After months of witnessing new restrictions placed on women in Afghanistan—including limitations placed on their participation in everyday life, access to education, and, this week, the right to work for nongovernmental organizations (NGOs)—Doctors Without Borders/Médecins Sans Frontières (MSF) strongly condemns the Islamic Emirate of Afghanistan’s erasure of women from public life in the country.
“More than 51 percent of our medical staff [in Afghanistan] are women,” said Filipe Ribeiro, MSF country representative in Afghanistan. “We are talking about nearly 900 doctors, nurses, and other professionals who strive every day to give thousands of Afghans the best care possible. MSF operations couldn’t exist without them. This newest directive is just another step in a systematic attempt to expunge women’s presence from the public domain—to everyone’s detriment.”
Female workers play a critical role in the provision of humanitarian assistance and health care services in Afghanistan—a country where people are mostly dependent on humanitarian aid and face extreme poverty in part fueled by skyrocketing unemployment. No organization—however big or small—can deliver assistance to communities in need without the participation of women.
The consequences of this latest decree will hit vulnerable groups the hardest, such as female patients and children, for whom it will become even more difficult—if not impossible—to see physicians.
For the time being, all of MSF's activities have been maintained as our female colleagues continue to work unhindered in the health facilities managed by MSF and the Ministry of Health. This must not change: Prohibiting women from working would effectively prevent women and girls from accessing health care.
Excluding women from the work force is against every principle of humanity and medical ethics to which health professionals subscribe. “If women are prevented from working in health facilities, and if women can only be treated by women, then it will be virtually impossible for them to access health care,” said Ribeiro. “As a result, no health care provider, including MSF, will be able to deliver medical services in Afghanistan.”
“Over 90 percent of our medical staff in Khost Maternity Hospital are females,” said Ribeiro. “They assist with the delivery of 1,800 babies every month. If this policy is fully implemented, more mothers will face additional—perhaps insurmountable—barriers to prenatal and postnatal services. They’ll have nowhere to go.”

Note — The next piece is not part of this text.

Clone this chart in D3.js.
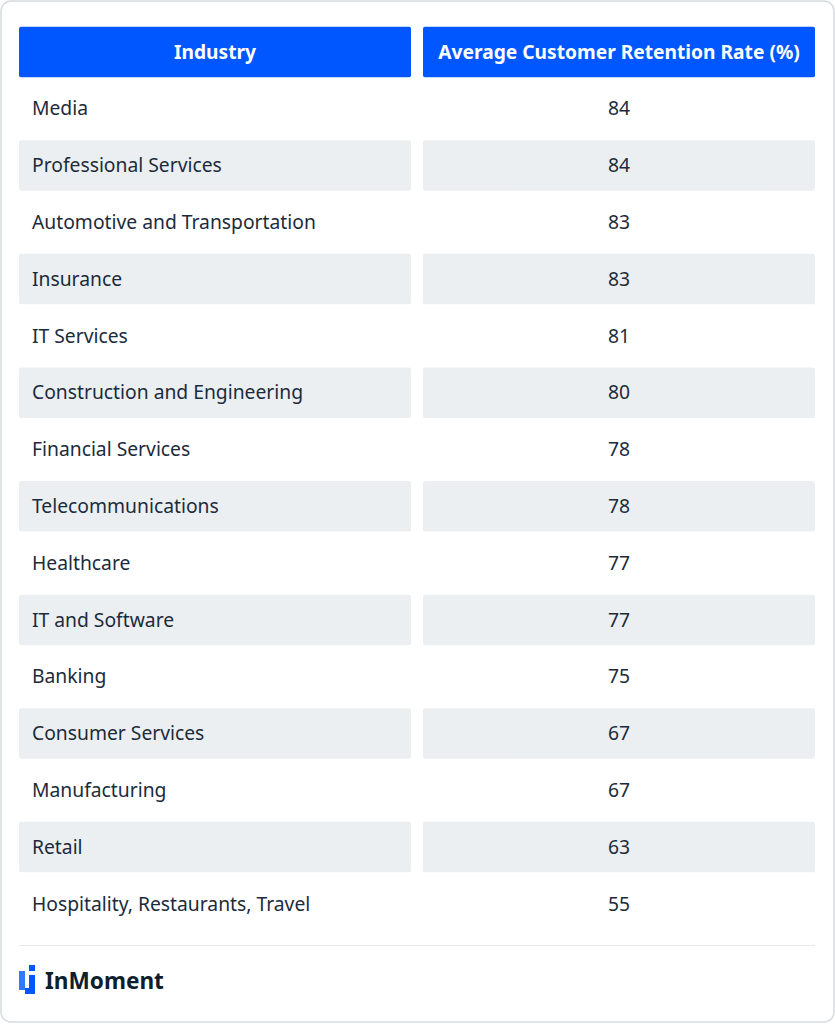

In addition to the closure of secondary schools in March 2022, the Ministry of Higher Education recently announced the decision to ban women from attending private and public universities. This will undoubtedly worsen the situation in the long-term.
“The health care system in Afghanistan struggles to meet people’s basic needs,” said Ribeiro. “If patients can’t get treatment today, what will happen in the future when half of all potential medical students are not allowed to study. In Khost, we already find it challenging to fill all necessary positions, including gynecologists who are extremely scarce across the region. We need more female doctors, not fewer.”

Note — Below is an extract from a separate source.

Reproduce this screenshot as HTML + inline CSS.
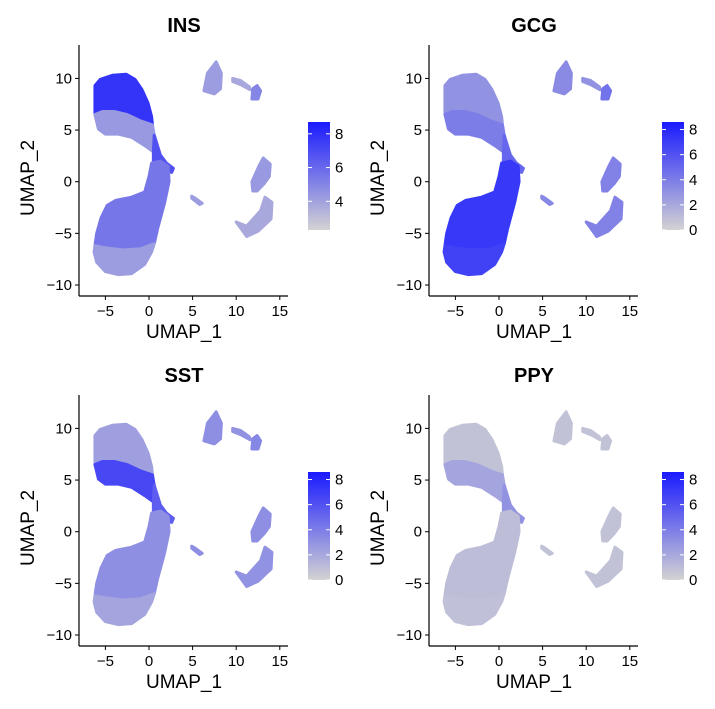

In order for essential services to be available to all genders, they must be delivered by all genders. That is why MSF in Afghanistan remains committed to serve all those in need of medical care, by maintaining our current teams as they are.
In Afghanistan, MSF runs seven projects focused on secondary health care in Helmand, Kunduz, Herat, Khost, Kabul, Kandahar, and Bamiyan. More than 1,700 medical professionals work for MSF in Afghanistan, 894 of whom are female, 835 are male. In 2022, MSF teams provided more than 250,000 outpatient consultations, 42,000 inpatient admissions, 71,000 emergency room admissions, 11,000 surgical interventions, and 35,000 deliveries. Across MSF’s projects, there were 5,000 children enrolled at the ambulatory therapeutic feeding centers, 7,000 children admitted to the inpatient therapeutic feeding centers, 9,500 measles patients treated, 22,000 consultations for drug-sensitive tuberculosis, 2,000 drug-sensitive tuberculosis patients started on treatment, and 80 drug-resistant tuberculosis patients enrolled on treatment.